Caused by op 'bert/encoder/layer_8/attention/self/Mul', defined at:
  File "model.py", line 503, in <module>
    model.train()
  File "model.py", line 316, in train
    self.__creat_model()
  File "model.py", line 42, in __creat_model
    self.bert_layer()
  File "model.py", line 130, in bert_layer
    use_one_hot_embeddings=False
  File "/home/.virtualenvs/ten_gpu/lib/python3.6/site-packages/bert_base/bert/modeling.py", line 217, in __init__
    do_return_all_layers=True)
  File "/home/.virtualenvs/ten_gpu/lib/python3.6/site-packages/bert_base/bert/modeling.py", line 846, in transformer_model
    to_seq_length=seq_length)
  File "/home/.virtualenvs/ten_gpu/lib/python3.6/site-packages/bert_base/bert/modeling.py", line 705, in attention_layer
    1.0 / math.sqrt(float(size_per_head)))
  File "/home/.virtualenvs/ten_gpu/lib/python3.6/site-packages/tensorflow/python/util/dispatch.py", line 180, in wrapper
    return target(*args, **kwargs)
  File "/home/.virtualenvs/ten_gpu/lib/python3.6/site-packages/tensorflow/python/ops/math_ops.py", line 248, in multiply
    return gen_math_ops.mul(x, y, name)
  File "/home/.virtualenvs/ten_gpu/lib/python3.6/site-packages/tensorflow/python/ops/gen_math_ops.py", line 5860, in mul
    "Mul", x=x, y=y, name=name)
  File "/home/.virtualenvs/ten_gpu/lib/python3.6/site-packages/tensorflow/python/framework/op_def_library.py", line 788, in _apply_op_helper
    op_def=op_def)
  File "/home/.virtualenvs/ten_gpu/lib/python3.6/site-packages/tensorflow/python/util/deprecation.py", line 507, in new_func
    return func(*args, **kwargs)
  File "/home/.virtualenvs/ten_gpu/lib/python3.6/site-packages/tensorflow/python/framework/ops.py", line 3300, in create_op
    op_def=op_def)
  File "/home/.virtualenvs/ten_gpu/lib/python3.6/site-packages/tensorflow/python/framework/ops.py", line 1801, in __init__
    self._traceback = tf_stack.extract_stack()

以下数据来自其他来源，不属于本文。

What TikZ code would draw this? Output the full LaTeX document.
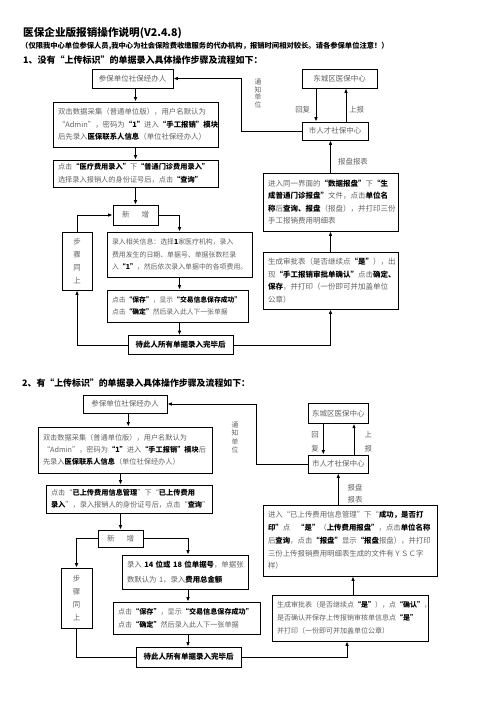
\documentclass[tikz,border=0pt]{standalone}
\usepackage{fontspec}
\setmainfont{Noto Sans CJK SC}
\usetikzlibrary{arrows.meta,calc}
\definecolor{txt}{gray}{0.38}
\newcommand{\hb}[1]{{\bfseries\color{black}#1}}
\tikzset{
  box/.style={draw, line width=0.8pt, inner xsep=5pt, inner ysep=0pt, align=left, text=txt,
    font=\fontsize{7.5}{12.5}\selectfont},
  cbox/.style={draw, line width=0.8pt, inner sep=0pt, align=center, text=txt,
    font=\fontsize{7.5}{12.5}\selectfont},
  lbl/.style={inner sep=0pt, text=txt, align=center, font=\fontsize{7.4}{12.7}\selectfont},
  arr/.style={-{Latex[length=4.5pt,width=3.6pt]}, line width=0.9pt},
  ln/.style={line width=0.9pt},
  head/.style={inner sep=0pt, anchor=west, font=\bfseries}
}
\begin{document}
\begin{tikzpicture}[x=1pt,y=-1pt]
\useasboundingbox (0,0) rectangle (496,702);
% headings
\node[head, font=\fontsize{10.6}{12}\selectfont\bfseries] (t0) at (23,33) {医保企业版报销操作说明(V2.4.8)};
\node[head, font=\fontsize{7.3}{9}\selectfont\bfseries] (t1) at (21,46.5) {（仅限我中心单位参保人员,我中心为社会保险费收缴服务的代办机构，报销时间相对较长。请各参保单位注意！）};
\node[head, font=\fontsize{9}{11}\selectfont\bfseries] (t2) at (23,60) {1、没有“上传标识”的单据录入具体操作步骤及流程如下：};

% ---------- section 1 ----------
\node[cbox, minimum width=81, minimum height=19] (a1) at (132.5,78.5) {参保单位社保经办人};
\node[box, text width=155, minimum height=45, font=\fontsize{7.4}{12.5}\selectfont] (b1) at (135.5,124.5) {双击数据采集（普通单位版），用户名默认为\\“Admin”，密码为\hb{“1”}进入\hb{“手工报销”模块}\\后先录入\hb{医保联系人信息}（单位社保经办人）};
\node[box, text width=155, minimum height=27, font=\fontsize{7.2}{12.5}\selectfont] (c1) at (135.5,173.5) {点击\hb{“医疗费用录入”}下\hb{“普通门诊费用录入”}\\选择录入报销人的身份证号后，点击\hb{“查询”}};
\node[cbox, minimum width=45, minimum height=20] (n1) at (135.5,215) {新\kern 12pt 增};
\node[box, text width=135, minimum height=45, font=\fontsize{6.9}{12.5}\selectfont] (e1) at (179.5,254.5) {录入相关信息：选择\hb{1}家医疗机构，录入\\费用发生的日期、单据号、单据张数栏录\\入\hb{“1”}，然后依次录入单据中的各项费用。};
\node[box, text width=131, minimum height=32, font=\fontsize{6.8}{12.5}\selectfont] (f1) at (177.5,306) {点击\hb{“保存”}，显示\hb{“交易信息保存成功”}\\点击\hb{“确定”}然后录入此人下一张单据};
\node[cbox, minimum width=105, minimum height=19] (g1) at (180.5,345) {\hb{待此人所有单据录入完毕后}};
\node[cbox, minimum width=30, minimum height=58, font=\fontsize{7.4}{12.7}\selectfont] (s1) at (77,261) {步\\骤\\同\\上};
\node[cbox, minimum width=75, minimum height=19] (h1) at (339.5,78.5) {东城区医保中心};
\node[cbox, minimum width=66, minimum height=18] (m1) at (335,131) {市人才社保中心};
\node[box, text width=125, minimum height=58] (p1) at (330.5,202) {进入同一界面的\hb{“数据报盘”}下\hb{“生}\\\hb{成普通门诊报盘”}文件，点击\hb{单位名}\\\hb{称}后\hb{查询、报盘}（报盘），并打印三份\\手工报销费用明细表};
\node[box, text width=125, minimum height=57] (q1) at (330.5,280.5) {生成审批表（是否继续点\hb{“是”}），出\\现\hb{“手工报销审批单确认”}点击\hb{确定、}\\\hb{保存}，并打印（一份即可并加盖单位\\公章）};
\coordinate (k1) at (241,105);
% labels
\node[lbl, font=\fontsize{6.8}{7.6}\selectfont] (v1) at (258,93.5) {通\\知\\单\\位};
\node[lbl] (r1) at (302.7,110) {回复};
\node[lbl] (u1) at (356.7,110) {上报};
\node[lbl] (w1) at (353,161.7) {报盘报表};
% connectors
\draw[arr] (a1.south -| b1.north) -- (b1.north);
\draw[arr] (b1.south) -- (c1.north);
\draw[arr] (c1.south) -- (n1.north);
\draw[arr] (n1.east) -| (e1.north);
\draw[arr] (e1.south) -- (e1.south |- f1.north);
\draw[arr] (e1.south |- f1.south) -- (e1.south |- g1.north);
\draw[arr] (g1.west) -| (s1.south);
\draw[arr] (s1.north) |- (n1.west);
\draw[arr] (g1.east) -| (q1.south);
\draw[arr] (q1.north) -- (p1.south);
\draw[arr] (p1.north) -- (p1.north |- m1.south);
\draw[arr] ([xshift=-19pt]m1.north |- h1.south) -- ([xshift=-19pt]m1.north);
\draw[arr] ([xshift=11pt]m1.north) -- ([xshift=11pt]m1.north |- h1.south);
\draw[arr] (m1.west) -- (m1.west -| k1) -- (k1 |- a1.east) -- (a1.east);

% ---------- section 2 ----------
\node[head, font=\fontsize{8.9}{11}\selectfont\bfseries] (t3) at (22,383.3) {2、有“上传标识”的单据录入具体操作步骤及流程如下：};
\node[cbox, minimum width=84, minimum height=18] (a2) at (125,404) {参保单位社保经办人};
\node[box, text width=164, minimum height=46, font=\fontsize{7.2}{12.3}\selectfont] (b2) at (125,450) {双击数据采集（普通单位版），用户名默认为\\“Admin”，密码为\hb{“1”}进入\hb{“手工报销”模块}后\\先录入\hb{医保联系人信息}（单位社保经办人）};
\node[box, text width=156, minimum height=28, font=\fontsize{7.2}{12.5}\selectfont] (c2) at (129,499) {点击“\hb{已上传费用信息管理}”下“\hb{已上传费用}\\\hb{录入}”，录入报销人的身份证号后，点击“\hb{查询}”};
\node[cbox, minimum width=45, minimum height=17] (n2) at (120.5,538.5) {新\kern 12pt 增};
\node[cbox, minimum width=31, minimum height=60, font=\fontsize{7.4}{12.7}\selectfont] (s2) at (76.5,598) {步\\骤\\同\\上};
\node[box, text width=116, minimum height=34, font=\fontsize{7.4}{14.5}\selectfont] (e2) at (185,572) {录入~\hb{14~位或~18~位单据号}，单据张\\数默认为~1，录入\hb{费用总金额}};
\node[box, text width=137, minimum height=32, font=\fontsize{7.1}{12.5}\selectfont] (f2) at (186.5,618) {点击\hb{“保存”}，显示\hb{“交易信息保存成功”}\\点击\hb{“确定”}然后录入此人下一张单据};
\node[cbox, minimum width=105, minimum height=20] (g2) at (188.5,657) {\hb{待此人所有单据录入完毕后}};
\node[cbox, minimum width=60, minimum height=20] (h2) at (338.3,413.3) {东城区医保中心};
\node[cbox, minimum width=60, minimum height=18] (m2) at (338.3,464) {市人才社保中心};
\node[box, text width=164, minimum height=71, font=\fontsize{7.4}{12.7}\selectfont] (p2) at (350,540.5) {进入“已上传费用信息管理”下“\hb{成功，是否打}\\\hb{印”}点\kern 7pt\hb{“是”}（\hb{上传费用报盘”}，点击\hb{单位名称}\\后\hb{查询}，点击\hb{“报盘”}显示\hb{“报盘}报盘），并打印\\三份上传报销费用明细表生成的文件有ＹＳＣ字\\样）};
\node[box, text width=146, minimum height=46, font=\fontsize{7}{13}\selectfont] (q2) at (350,618) {生成审批表（是否继续点\hb{“是”}），点\hb{“确认”}，\\是否确认并保存上传报销审核单信息点\hb{“是”}\\并打印（一份即可并加盖单位公章）};
\coordinate (k2) at (256.7,430);
\coordinate (x2) at (128.3,420);
% labels
\node[lbl, font=\fontsize{6.8}{8.3}\selectfont] (v2) at (235,437.5) {通\\知\\单\\位};
\node[lbl, font=\fontsize{7.4}{13.3}\selectfont] (r2) at (315,441.7) {回\\复};
\node[lbl, font=\fontsize{7.4}{13.3}\selectfont] (u2) at (368.3,441.7) {上\\报};
\node[lbl, font=\fontsize{7.4}{12.7}\selectfont] (w2) at (355,493.7) {报盘\\报表};
% connectors
\draw[arr] (x2 |- a2.south) -- (x2 |- b2.north);
\draw[arr] (b2.south -| n2.north) -- (n2.north |- c2.north);
\draw[arr] (c2.south -| n2.north) -- (n2.north);
\draw[arr] (n2.west) -| (s2.north);
\draw[arr] (n2.east) -| ([xshift=3pt]e2.north);
\draw[arr] ([xshift=3pt]e2.south) -- ([xshift=3pt]e2.south |- f2.north);
\draw[arr] ([xshift=3pt]e2.south |- f2.south) -- ([xshift=3pt]e2.south |- g2.north);
\draw[ln] (s2.south) |- (g2.west);
\draw[arr] (g2.east) -| ([xshift=-3pt]q2.south);
\draw[arr] ([xshift=3pt]q2.north) -- ([xshift=3pt]q2.north |- p2.south);
\draw[arr] (m2.south |- p2.north) -- (m2.south);
\draw[arr] ([xshift=-15pt]m2.north |- h2.south) -- ([xshift=-15pt]m2.north);
\draw[arr] ([xshift=15.7pt]m2.north) -- ([xshift=15.7pt]m2.north |- h2.south);
\draw[arr] (m2.west) -- (m2.west -| k2) -- (k2 |- a2.east) -- (a2.east);
\end{tikzpicture}
\end{document}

ResourceExhaustedError (see above for traceback): OOM when allocating tensor with shape[5,12,484,484] and type float on /job:localhost/replica:0/task:0/device:GPU:0 by allocator GPU_0_bfc
     [[node bert/encoder/layer_8/attention/self/Mul (defined at /home/.virtualenvs/ten_gpu/lib/python3.6/site-packages/bert_base/bert/modeling.py:705) ]]
Hint: If you want to see a list of allocated tensors when OOM happens, add report_tensor_allocations_upon_oom to RunOptions for current allocation info.

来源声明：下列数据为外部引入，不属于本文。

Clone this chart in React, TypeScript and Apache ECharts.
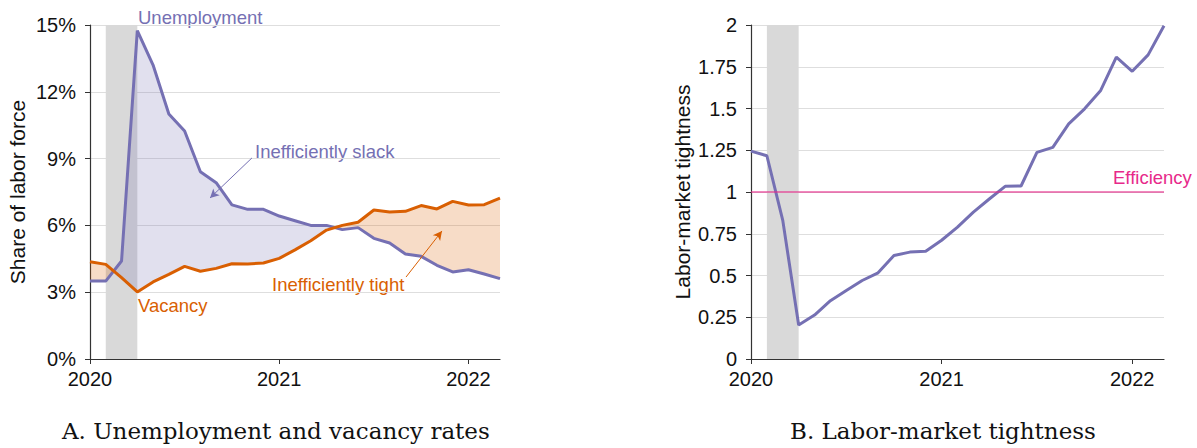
import React, { useEffect, useRef } from "react";
import * as echarts from "echarts";

const MONTHS = [
  "2020-01", "2020-02", "2020-03", "2020-04", "2020-05", "2020-06", "2020-07", "2020-08", "2020-09",
  "2020-10", "2020-11", "2020-12", "2021-01", "2021-02", "2021-03", "2021-04", "2021-05", "2021-06",
  "2021-07", "2021-08", "2021-09", "2021-10", "2021-11", "2021-12", "2022-01", "2022-02", "2022-03",
];
const UNEMPLOYMENT = [
  3.5, 3.5, 4.4, 14.75, 13.2, 11.0, 10.24, 8.41, 7.92, 6.92, 6.72, 6.72, 6.42, 6.21, 6.0, 6.0, 5.81,
  5.9, 5.42, 5.21, 4.72, 4.61, 4.21, 3.91, 4.01, 3.82, 3.61,
];
const VACANCY = [
  4.37, 4.25, 3.65, 3.01, 3.46, 3.8, 4.16, 3.94, 4.07, 4.28, 4.27, 4.31, 4.52, 4.9, 5.31, 5.79, 6.0,
  6.14, 6.69, 6.6, 6.63, 6.89, 6.74, 7.08, 6.92, 6.93, 7.22,
];
const TIGHTNESS = [
  1.245, 1.217, 0.83, 0.203, 0.263, 0.349, 0.41, 0.47, 0.516, 0.62, 0.64, 0.645, 0.711, 0.79, 0.88,
  0.958, 1.034, 1.036, 1.237, 1.267, 1.408, 1.498, 1.606, 1.807, 1.723, 1.821, 1.996,
];
const RECESSION = ["2020-02", "2020-04"];
const YEAR_TICKS = ["2020-01", "2021-01", "2022-01"];
const YEAR_LABELS = ["2020", "2021", "2022"];
const EFFICIENCY = 1;

const PURPLE = "#7570b3";
const ORANGE = "#d95f02";
const PINK = "#e7298a";
const SLACK_FILL = "rgba(117,112,179,0.22)";
const TIGHT_FILL = "rgba(217,95,2,0.22)";
const SANS = "Liberation Sans";
const SERIF = "DejaVu Serif";

const idx = (m: string) => MONTHS.indexOf(m);

type Pt = [number, number];
function buildRegions() {
  const regions: { sign: number; a: Pt[]; b: Pt[] }[] = [];
  let cur = {
    sign: Math.sign(UNEMPLOYMENT[0] - VACANCY[0]) || 1,
    a: [[0, UNEMPLOYMENT[0]]] as Pt[],
    b: [[0, VACANCY[0]]] as Pt[],
  };
  for (let i = 0; i < UNEMPLOYMENT.length - 1; i++) {
    const d0 = UNEMPLOYMENT[i] - VACANCY[i];
    const d1 = UNEMPLOYMENT[i + 1] - VACANCY[i + 1];
    if (d0 * d1 < 0) {
      const t = d0 / (d0 - d1);
      const xc = i + t;
      const yc = UNEMPLOYMENT[i] + t * (UNEMPLOYMENT[i + 1] - UNEMPLOYMENT[i]);
      cur.a.push([xc, yc]);
      cur.b.push([xc, yc]);
      regions.push(cur);
      cur = { sign: Math.sign(d1), a: [[xc, yc]], b: [[xc, yc]] };
    }
    cur.a.push([i + 1, UNEMPLOYMENT[i + 1]]);
    cur.b.push([i + 1, VACANCY[i + 1]]);
  }
  regions.push(cur);
  return regions;
}

const tickVals = YEAR_TICKS.map(idx);
const yearFmt = (v: number) => {
  const k = tickVals.indexOf(v);
  return k >= 0 ? YEAR_LABELS[k] : "";
};

function xAxisCfg(gridIndex: number) {
  return {
    type: "value",
    gridIndex,
    min: 0,
    max: MONTHS.length - 1,
    interval: 12,
    axisLine: { show: true, lineStyle: { color: "#333", width: 1.2 } },
    axisTick: { show: true, length: 5, customValues: tickVals, lineStyle: { color: "#333" } },
    axisLabel: {
      customValues: tickVals,
      formatter: yearFmt,
      fontFamily: SANS,
      fontSize: 20,
      color: "#111",
      margin: 10,
    },
    splitLine: { show: false },
  };
}

function yAxisCfg(gridIndex: number, max: number, interval: number, fmt: any, name: string, gap: number) {
  return {
    type: "value",
    gridIndex,
    min: 0,
    max,
    interval,
    name,
    nameLocation: "middle",
    nameGap: gap,
    nameTextStyle: { fontFamily: SANS, fontSize: 21, color: "#111" },
    axisLine: { show: true, lineStyle: { color: "#333", width: 1.2 } },
    axisTick: { show: true, length: 5, lineStyle: { color: "#333" } },
    axisLabel: { formatter: fmt, fontFamily: SANS, fontSize: 20, color: "#111", margin: 14 },
    splitLine: { show: true, lineStyle: { color: "#dedede", width: 1 } },
  };
}

export default function App() {
  const ref = useRef<HTMLDivElement>(null);
  useEffect(() => {
    if (!ref.current) return;
    const chart = echarts.init(ref.current, undefined, { renderer: "svg" });
    const regions = buildRegions();
    const recessionArea = {
      silent: true,
      itemStyle: { color: "#d9d9d9" },
      data: [[{ xAxis: idx(RECESSION[0]) }, { xAxis: idx(RECESSION[1]) }]],
    };
    const arrowLine = (color: string, from: Pt, to: Pt) => ({
      silent: true,
      symbol: ["none", "arrow"],
      symbolSize: [7, 9],
      lineStyle: { color, width: 1, type: "solid" },
      label: { show: false },
      data: [[{ coord: from }, { coord: to }]],
    });
    chart.setOption({
      animation: false,
      grid: [
        { left: 90, top: 25, width: 410, height: 334 },
        { left: 751, top: 25, width: 413, height: 334 },
      ],
      xAxis: [xAxisCfg(0), xAxisCfg(1)],
      yAxis: [
        yAxisCfg(0, 15, 3, "{value}%", "Share of labor force", 62),
        yAxisCfg(1, 2, 0.25, undefined, "Labor-market tightness", 58),
      ],
      series: [
        {
          type: "custom",
          name: "gap",
          xAxisIndex: 0,
          yAxisIndex: 0,
          z: 2,
          silent: true,
          data: [[0, 0]],
          renderItem: (params: any, api: any) => ({
            type: "group",
            children: regions.map((r) => ({
              type: "polygon",
              shape: { points: [...r.a, ...r.b.slice().reverse()].map((p) => api.coord(p)) },
              style: { fill: r.sign > 0 ? SLACK_FILL : TIGHT_FILL },
            })),
          }),
          markArea: recessionArea,
        },
        {
          type: "line",
          name: "Unemployment",
          xAxisIndex: 0,
          yAxisIndex: 0,
          z: 3,
          symbol: "none",
          lineStyle: { color: PURPLE, width: 3 },
          data: UNEMPLOYMENT.map((v, i) => [i, v]),
          markLine: arrowLine(PURPLE, [10.27, 9.03], [7.61, 7.23]),
        },
        {
          type: "line",
          name: "Vacancy",
          xAxisIndex: 0,
          yAxisIndex: 0,
          z: 4,
          symbol: "none",
          lineStyle: { color: ORANGE, width: 3 },
          data: VACANCY.map((v, i) => [i, v]),
          markLine: arrowLine(ORANGE, [20.04, 3.68], [22.32, 5.75]),
        },
        {
          type: "line",
          name: "Tightness",
          xAxisIndex: 1,
          yAxisIndex: 1,
          z: 3,
          symbol: "none",
          lineStyle: { color: PURPLE, width: 3 },
          data: TIGHTNESS.map((v, i) => [i, v]),
          markArea: recessionArea,
          markLine: {
            silent: true,
            symbol: ["none", "none"],
            lineStyle: { color: PINK, width: 1.5, type: "solid", opacity: 0.75 },
            label: { show: false },
            data: [{ yAxis: EFFICIENCY }],
          },
        },
      ],
      graphic: [
        { type: "text", left: 138, top: 8, style: { text: "Unemployment", fill: PURPLE, font: `18.5px "${SANS}"` } },
        { type: "text", left: 255, top: 142, style: { text: "Inefficiently slack", fill: PURPLE, font: `18.5px "${SANS}"` } },
        { type: "text", left: 138, top: 296, style: { text: "Vacancy", fill: ORANGE, font: `18.5px "${SANS}"` } },
        { type: "text", left: 272, top: 275, style: { text: "Inefficiently tight", fill: ORANGE, font: `18.5px "${SANS}"` } },
        { type: "text", left: 1113, top: 168, style: { text: "Efficiency", fill: PINK, font: `18.5px "${SANS}"` } },
        { type: "text", left: 62, top: 419, style: { text: "A. Unemployment and vacancy rates", fill: "#111", font: `23px "${SERIF}"` } },
        { type: "text", left: 790, top: 419, style: { text: "B. Labor-market tightness", fill: "#111", font: `23px "${SERIF}"` } },
      ],
    });
    return () => chart.dispose();
  }, []);
  return <div ref={ref} style={{ width: 1197, height: 448, position: "absolute", left: 0, top: 0 }} />;
}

     [[node logits/Reshape (defined at model.py:199) ]]
Hint: If you want to see a list of allocated tensors when OOM happens, add report_tensor_allocations_upon_oom to RunOptions for current allocation info.

``

yanwii commented 5 years ago

内存爆了，把batch_size调小试试

zdx1012 commented 5 years ago

是显存爆了吧！设置哪个地方的batch_size

yanwii commented 5 years ago

model.py中 280行或者285行，看你使用的是什么模型

zdx1012 commented 5 years ago

        self.train_data = BertDataUtils(tokenizer, batch_size=5)
        self.dev_data = BertDataUtils(tokenizer, batch_size=10)

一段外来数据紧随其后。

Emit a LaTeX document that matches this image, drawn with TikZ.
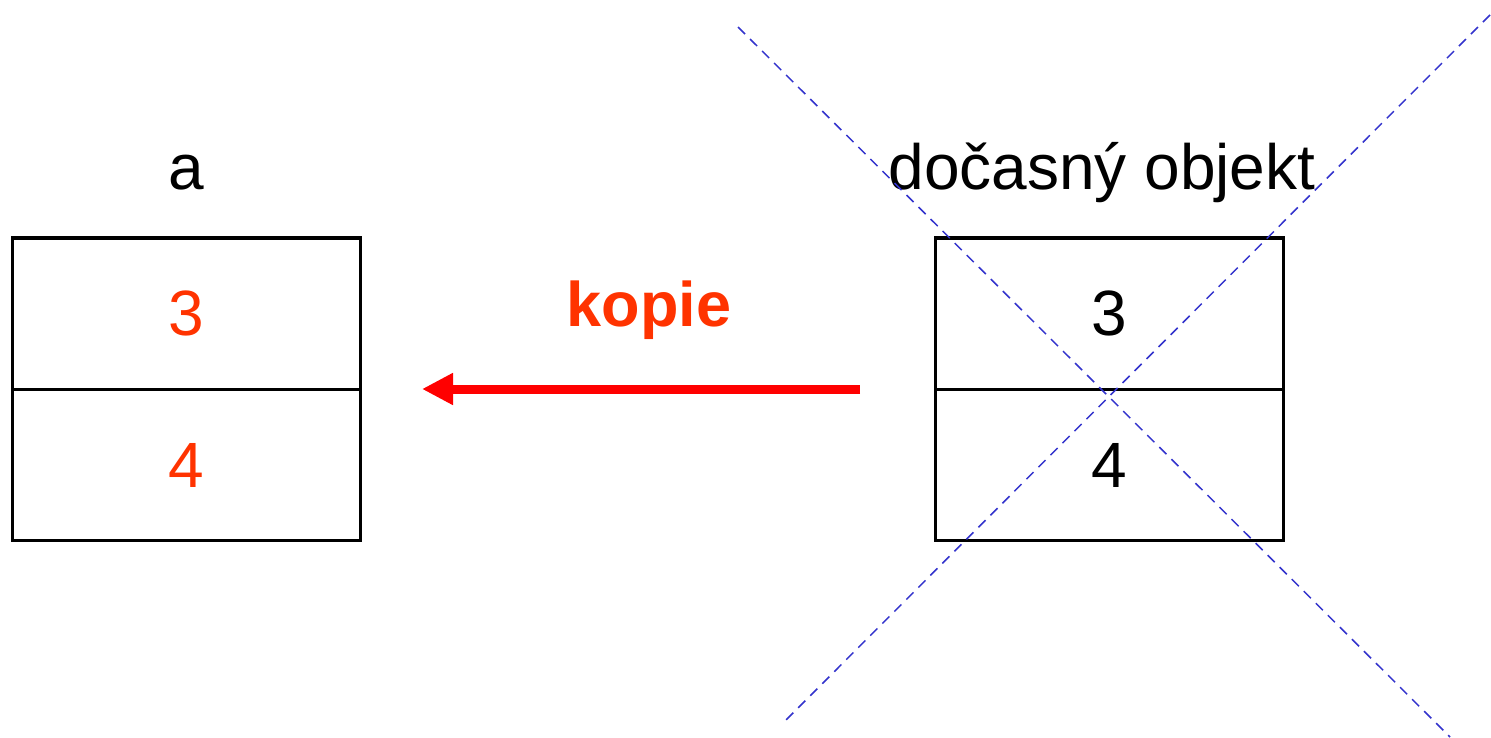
\documentclass[tikz,border=0pt]{standalone}
\usepackage{fontspec}
\setmainfont{Liberation Sans}
\usetikzlibrary{arrows.meta}
\definecolor{oranger}{RGB}{255,51,0}
\definecolor{crossblue}{RGB}{51,51,204}
\definecolor{arrred}{RGB}{255,0,0}
\tikzset{
  cell/.style={draw=black, line width=3pt, minimum width=348pt, minimum height=151pt, inner sep=0pt, font=\fontsize{64}{70}\selectfont},
  lbl/.style={anchor=base, inner sep=0pt, font=\fontsize{64}{70}\selectfont},
  copyarrow/.style={draw=arrred, line width=9pt, -{Triangle[length=31pt,width=30pt]}},
  crossline/.style={draw=crossblue, line width=1.5pt, dash pattern=on 10pt off 7pt}
}
\begin{document}
\begin{tikzpicture}[x=1pt,y=-1pt]
\useasboundingbox (0,0) rectangle (1491,738);
% left object
\node[lbl] (la) at (186,190) {a};
\node[cell, text=oranger] (l3) at (186,313.5) {3};
\node[cell, text=oranger] (l4) at (186,465) {4};
% right object
\node[lbl] (rt) at (1102,190) {dočasný objekt};
\node[cell] (r3) at (1109,313.5) {3};
\node[cell] (r4) at (1109,465) {4};
% arrow
\coordinate (as) at (860,389);
\coordinate (ae) at (422,389);
\draw[copyarrow] (as) -- (ae);
\node[lbl, text=oranger, font=\fontsize{63}{70}\selectfont\bfseries] (kop) at (649,326) {kopie};
% cross
\coordinate (c1) at (738,27);
\coordinate (c2) at (1450,737);
\coordinate (c3) at (1490,15);
\coordinate (c4) at (784,722);
\draw[crossline] (c1) -- (c2);
\draw[crossline] (c3) -- (c4);
\end{tikzpicture}
\end{document}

zdx1012 commented 5 years ago

我改成3 试一下

zdx1012 commented 5 years ago

2019-06-24 14:57:37.585939: I tensorflow/core/common_runtime/gpu/gpu_device.cc:1115] Created TensorFlow device (/job:localhost/replica:0/task:0/device:GPU:0 with 5706 MB memory) -> physical GPU (device: 0, name: GeForce GTX 1060 6GB, pci bus id: 0000:01:00.0, compute capability: 6.1)
WARNING:tensorflow:From model.py:468: checkpoint_exists (from tensorflow.python.training.checkpoint_management) is deprecated and will be removed in a future version.
Instructions for updating:
Use standard file APIs to check for files with this prefix.
[->] restore model
2019-06-24 14:57:38.644984: W tensorflow/core/framework/op_kernel.cc:1401] OP_REQUIRES failed at save_restore_v2_ops.cc:184 : Data loss: Checksum does not match: stored 4265858936 vs. calculated on the restored bytes 771062205
Traceback (most recent call last):
  File "/home/.virtualenvs/ten_gpu/lib/python3.6/site-packages/tensorflow/python/client/session.py", line 1334, in _do_call
    return fn(*args)
  File "/home/.virtualenvs/ten_gpu/lib/python3.6/site-packages/tensorflow/python/client/session.py", line 1319, in _run_fn
    options, feed_dict, fetch_list, target_list, run_metadata)
  File "/home/.virtualenvs/ten_gpu/lib/python3.6/site-packages/tensorflow/python/client/session.py", line 1407, in _call_tf_sessionrun
    run_metadata)
tensorflow.python.framework.errors_impl.DataLossError: Checksum does not match: stored 4265858936 vs. calculated on the restored bytes 771062205
     [[{{node save/RestoreV2}}]]
     [[{{node save/RestoreV2}}]]

During handling of the above exception, another exception occurred:

Traceback (most recent call last):
  File "model.py", line 505, in <module>
    model.predict()
  File "model.py", line 470, in predict
    self.saver.restore(sess, ckpt.model_checkpoint_path)
  File "/home/.virtualenvs/ten_gpu/lib/python3.6/site-packages/tensorflow/python/training/saver.py", line 1276, in restore
    {self.saver_def.filename_tensor_name: save_path})
  File "/home/.virtualenvs/ten_gpu/lib/python3.6/site-packages/tensorflow/python/client/session.py", line 929, in run
    run_metadata_ptr)
  File "/home/.virtualenvs/ten_gpu/lib/python3.6/site-packages/tensorflow/python/client/session.py", line 1152, in _run
    feed_dict_tensor, options, run_metadata)
  File "/home/.virtualenvs/ten_gpu/lib/python3.6/site-packages/tensorflow/python/client/session.py", line 1328, in _do_run
    run_metadata)
  File "/home/.virtualenvs/ten_gpu/lib/python3.6/site-packages/tensorflow/python/client/session.py", line 1348, in _do_call
    raise type(e)(node_def, op, message)
tensorflow.python.framework.errors_impl.DataLossError: Checksum does not match: stored 4265858936 vs. calculated on the restored bytes 771062205
     [[node save/RestoreV2 (defined at model.py:230) ]]
     [[node save/RestoreV2 (defined at model.py:230) ]]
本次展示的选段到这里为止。